Wee hiccup when I got Bertie out of his overnight storage though – no idea how but one end of one of the bungee cords (that i use to secure the tent – and at times – towel, jacket, jumper, spare knickers, food supplies, anything that needs drying, or I’ve run out of space for) is still attached to the pannier rack and the other end is caught round the rear cassette thingy – and in process of moving bike I’ve made it worse – it’s so tight I can’t budge it either end and end up cuttung the bungee cord so that I’m able to free it – so I’m now down to just one bungee cord but everything still seems to be secure.
Yesterday I made my way to Prague – no holiday today and the cycle path was really quite and the wee snack stalls all closed – did have a wee biscuit though.

And one ferry over The Labe – and I’m nearly in Prague – later on came across a shop that sells just rubber ducks in Prague.



Abandoned Bertie close to the castle and have a good wander round. Never realised how big Prague is and it’s busy – hate to think what it would be like at peak season but it’s beautiful though.
Had to have the local icecream and cone – cone is hidden in its wrapper so you can’t see it – but the cone is made fresh and is exactly the same ingredients / texture as a doughnut – my cone was filled with fresh strawberries before they added the ice cream – delicious!
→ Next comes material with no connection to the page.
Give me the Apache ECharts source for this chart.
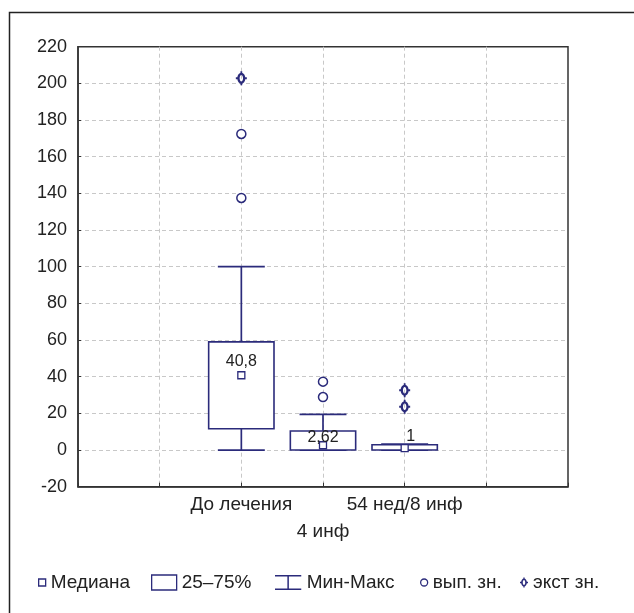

I’m booked into a hostel – chain called A & O – never heard of them before – 2 nights in a 4 bed dorm for £21 – it’s about 4.5 miles from the old town – it’s big – seems to be geared up for hostlers through to hotel double rooms – friendly and clean and only downside is there are not enough lifts relative to the number of folks staying and I’m on the 9th floor.
Today Bertie was abandoned at the hostel while I went sightseeing – and took too many pictures again. Tomorrow it’s back on the bike and heading East and / or South East.